▶ **Set task**: Copy out every line exactly, passing over the pictures.

━━━━━ Input data

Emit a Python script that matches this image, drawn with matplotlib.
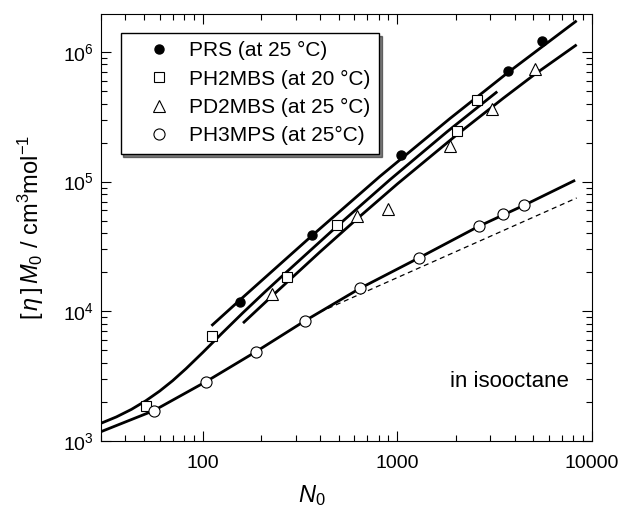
import matplotlib
matplotlib.use("Agg")
import matplotlib.pyplot as plt
from matplotlib.ticker import LogLocator, NullFormatter

plt.rcParams['font.family'] = ['Liberation Sans', 'DejaVu Sans']
plt.rcParams['mathtext.fontset'] = 'custom'
plt.rcParams['mathtext.rm'] = 'Liberation Sans'
plt.rcParams['mathtext.it'] = 'Liberation Sans:italic'
plt.rcParams['mathtext.bf'] = 'Liberation Sans:bold'

# ---- data points ----
prs_N = [156, 365, 1039, 3714, 5535]
prs_y = [11780, 39000, 161600, 711000, 1210000]

ph2_N = [51, 112, 271, 490, 2030, 2553]
ph2_y = [1863, 6470, 18460, 46250, 247600, 424600]

pd2_N = [226, 617, 897, 1862, 3064, 5090]
pd2_y = [13650, 53950, 61800, 187400, 359700, 741000]

ph3_N = [56, 104, 187, 337, 641, 1295, 2613, 3475, 4467]
ph3_y = [1714, 2870, 4866, 8490, 15000, 25880, 45160, 56640, 65600]

# ---- theoretical curves ----
prs_curve_N = [110.8, 156.2, 365, 813, 1862, 3712, 8340]
prs_curve_y = [7730, 12330, 38430, 109650, 306400, 696200, 1739000]

ph2_curve_N = [30, 36, 43, 51, 60, 70, 82, 100, 125, 160, 210, 270, 490, 915, 1800, 3260]
ph2_curve_y = [1370, 1534, 1753, 2044, 2424, 2916, 3610, 4814, 6727, 9672, 14230,
               20130, 45300, 103300, 242300, 494100]

pd2_curve_N = [161, 226, 400, 617, 1000, 2030, 3500, 5093, 8340]
pd2_curve_y = [8110, 13040, 28670, 51250, 96000, 231000, 439400, 673500, 1136000]

ph3_curve_N = [30, 56, 104, 187, 337, 641, 1295, 2613, 4467, 8190]
ph3_curve_y = [1180, 1714, 2870, 4866, 8490, 15000, 25880, 45160, 65600, 102400]

dash_N = [400, 8340]
dash_y = [9880, 74800]

x_ticks = [100, 1000, 10000]
x_tick_labels = ['100', '1000', '10000']
y_ticks = [1e3, 1e4, 1e5, 1e6]
y_tick_labels = [r'$10^3$', r'$10^4$', r'$10^5$', r'$10^6$']

legend_labels = ['PRS (at 25 °C)', 'PH2MBS (at 20 °C)', 'PD2MBS (at 25 °C)', 'PH3MPS (at 25°C)']

fig = plt.figure(figsize=(6.23, 5.16), dpi=100)
ax = fig.add_axes([101/623, 1-441/516, 491/623, 427/516])
ax.set_xscale('log')
ax.set_yscale('log')

lw = 2.0
for cN, cy in [(prs_curve_N, prs_curve_y), (ph2_curve_N, ph2_curve_y),
               (pd2_curve_N, pd2_curve_y), (ph3_curve_N, ph3_curve_y)]:
    ax.plot(cN, cy, color='black', lw=lw, solid_capstyle='butt',
            solid_joinstyle='round', zorder=2)
ax.plot(dash_N, dash_y, color='black', lw=0.9, ls=(0, (4, 3)), zorder=2)

ax.plot(prs_N, prs_y, 'o', ms=6.5, mfc='black', mec='black', ls='none',
        label=legend_labels[0], zorder=3)
ax.plot(ph2_N, ph2_y, 's', ms=7, mfc='white', mec='black', mew=0.8, ls='none',
        label=legend_labels[1], zorder=3)
ax.plot(pd2_N, pd2_y, '^', ms=8, mfc='white', mec='black', mew=0.8, ls='none',
        label=legend_labels[2], zorder=3)
ax.plot(ph3_N, ph3_y, 'o', ms=8, mfc='white', mec='black', mew=0.8, ls='none',
        label=legend_labels[3], zorder=3)

ax.set_xlim(30, 10000)
ax.set_ylim(1e3, 1.96e6)

ax.set_xticks(x_ticks)
ax.set_xticklabels(x_tick_labels)
ax.set_yticks(y_ticks)
ax.set_yticklabels(y_tick_labels)
ax.xaxis.set_minor_locator(LogLocator(base=10, subs=range(2, 10), numticks=20))
ax.yaxis.set_minor_locator(LogLocator(base=10, subs=range(2, 10), numticks=20))
ax.xaxis.set_minor_formatter(NullFormatter())
ax.yaxis.set_minor_formatter(NullFormatter())

ax.tick_params(which='both', direction='in', top=True, right=True, width=0.8, labelsize=14)
ax.tick_params(which='major', length=7)
ax.tick_params(which='minor', length=4)
ax.tick_params(axis='x', which='major', pad=10)
ax.tick_params(axis='y', which='major', pad=5)
for s in ax.spines.values():
    s.set_linewidth(0.8)

ax.set_xlabel(r'$N_0$', fontsize=17, x=0.43, labelpad=8)
ax.set_ylabel(r'$[\,\eta\,]\,M_0$ / cm$^3$mol$^{-1}$', fontsize=17, labelpad=12)

ax.text(0.831, 0.140, 'in isooctane', transform=ax.transAxes, fontsize=16,
        ha='center', va='center')

leg = ax.legend(loc='upper left', bbox_to_anchor=(0.040, 0.956), borderaxespad=0,
                fontsize=15, frameon=True, fancybox=False,
                shadow={'color': 'black'}, handletextpad=0.05,
                labelspacing=0.45, borderpad=0.4, handlelength=2.85)
leg.get_frame().set_edgecolor('black')
leg.get_frame().set_linewidth(1.0)
leg.get_frame().set_facecolor('white')
leg.get_frame().set_alpha(1)

fig.savefig('out.png', dpi=100)
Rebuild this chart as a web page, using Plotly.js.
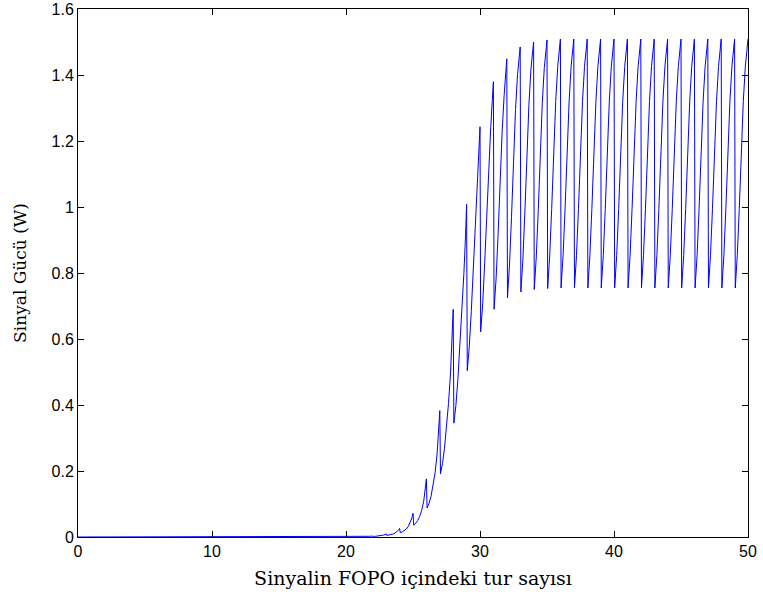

━━━━━━━━━━

▶ **Exercise solution**:
Emit a Python script that matches this image, drawn with matplotlib.
import matplotlib
matplotlib.use("Agg")
import matplotlib.pyplot as plt
from matplotlib.ticker import LogLocator, NullFormatter

plt.rcParams['font.family'] = ['Liberation Sans', 'DejaVu Sans']
plt.rcParams['mathtext.fontset'] = 'custom'
plt.rcParams['mathtext.rm'] = 'Liberation Sans'
plt.rcParams['mathtext.it'] = 'Liberation Sans:italic'
plt.rcParams['mathtext.bf'] = 'Liberation Sans:bold'

# ---- data points ----
prs_N = [156, 365, 1039, 3714, 5535]
prs_y = [11780, 39000, 161600, 711000, 1210000]

ph2_N = [51, 112, 271, 490, 2030, 2553]
ph2_y = [1863, 6470, 18460, 46250, 247600, 424600]

pd2_N = [226, 617, 897, 1862, 3064, 5090]
pd2_y = [13650, 53950, 61800, 187400, 359700, 741000]

ph3_N = [56, 104, 187, 337, 641, 1295, 2613, 3475, 4467]
ph3_y = [1714, 2870, 4866, 8490, 15000, 25880, 45160, 56640, 65600]

# ---- theoretical curves ----
prs_curve_N = [110.8, 156.2, 365, 813, 1862, 3712, 8340]
prs_curve_y = [7730, 12330, 38430, 109650, 306400, 696200, 1739000]

ph2_curve_N = [30, 36, 43, 51, 60, 70, 82, 100, 125, 160, 210, 270, 490, 915, 1800, 3260]
ph2_curve_y = [1370, 1534, 1753, 2044, 2424, 2916, 3610, 4814, 6727, 9672, 14230,
               20130, 45300, 103300, 242300, 494100]

pd2_curve_N = [161, 226, 400, 617, 1000, 2030, 3500, 5093, 8340]
pd2_curve_y = [8110, 13040, 28670, 51250, 96000, 231000, 439400, 673500, 1136000]

ph3_curve_N = [30, 56, 104, 187, 337, 641, 1295, 2613, 4467, 8190]
ph3_curve_y = [1180, 1714, 2870, 4866, 8490, 15000, 25880, 45160, 65600, 102400]

dash_N = [400, 8340]
dash_y = [9880, 74800]

x_ticks = [100, 1000, 10000]
x_tick_labels = ['100', '1000', '10000']
y_ticks = [1e3, 1e4, 1e5, 1e6]
y_tick_labels = [r'$10^3$', r'$10^4$', r'$10^5$', r'$10^6$']

legend_labels = ['PRS (at 25 °C)', 'PH2MBS (at 20 °C)', 'PD2MBS (at 25 °C)', 'PH3MPS (at 25°C)']

fig = plt.figure(figsize=(6.23, 5.16), dpi=100)
ax = fig.add_axes([101/623, 1-441/516, 491/623, 427/516])
ax.set_xscale('log')
ax.set_yscale('log')

lw = 2.0
for cN, cy in [(prs_curve_N, prs_curve_y), (ph2_curve_N, ph2_curve_y),
               (pd2_curve_N, pd2_curve_y), (ph3_curve_N, ph3_curve_y)]:
    ax.plot(cN, cy, color='black', lw=lw, solid_capstyle='butt',
            solid_joinstyle='round', zorder=2)
ax.plot(dash_N, dash_y, color='black', lw=0.9, ls=(0, (4, 3)), zorder=2)

ax.plot(prs_N, prs_y, 'o', ms=6.5, mfc='black', mec='black', ls='none',
        label=legend_labels[0], zorder=3)
ax.plot(ph2_N, ph2_y, 's', ms=7, mfc='white', mec='black', mew=0.8, ls='none',
        label=legend_labels[1], zorder=3)
ax.plot(pd2_N, pd2_y, '^', ms=8, mfc='white', mec='black', mew=0.8, ls='none',
        label=legend_labels[2], zorder=3)
ax.plot(ph3_N, ph3_y, 'o', ms=8, mfc='white', mec='black', mew=0.8, ls='none',
        label=legend_labels[3], zorder=3)

ax.set_xlim(30, 10000)
ax.set_ylim(1e3, 1.96e6)

ax.set_xticks(x_ticks)
ax.set_xticklabels(x_tick_labels)
ax.set_yticks(y_ticks)
ax.set_yticklabels(y_tick_labels)
ax.xaxis.set_minor_locator(LogLocator(base=10, subs=range(2, 10), numticks=20))
ax.yaxis.set_minor_locator(LogLocator(base=10, subs=range(2, 10), numticks=20))
ax.xaxis.set_minor_formatter(NullFormatter())
ax.yaxis.set_minor_formatter(NullFormatter())

ax.tick_params(which='both', direction='in', top=True, right=True, width=0.8, labelsize=14)
ax.tick_params(which='major', length=7)
ax.tick_params(which='minor', length=4)
ax.tick_params(axis='x', which='major', pad=10)
ax.tick_params(axis='y', which='major', pad=5)
for s in ax.spines.values():
    s.set_linewidth(0.8)

ax.set_xlabel(r'$N_0$', fontsize=17, x=0.43, labelpad=8)
ax.set_ylabel(r'$[\,\eta\,]\,M_0$ / cm$^3$mol$^{-1}$', fontsize=17, labelpad=12)

ax.text(0.831, 0.140, 'in isooctane', transform=ax.transAxes, fontsize=16,
        ha='center', va='center')

leg = ax.legend(loc='upper left', bbox_to_anchor=(0.040, 0.956), borderaxespad=0,
                fontsize=15, frameon=True, fancybox=False,
                shadow={'color': 'black'}, handletextpad=0.05,
                labelspacing=0.45, borderpad=0.4, handlelength=2.85)
leg.get_frame().set_edgecolor('black')
leg.get_frame().set_linewidth(1.0)
leg.get_frame().set_facecolor('white')
leg.get_frame().set_alpha(1)

fig.savefig('out.png', dpi=100)
Rebuild this chart as a web page, using Plotly.js.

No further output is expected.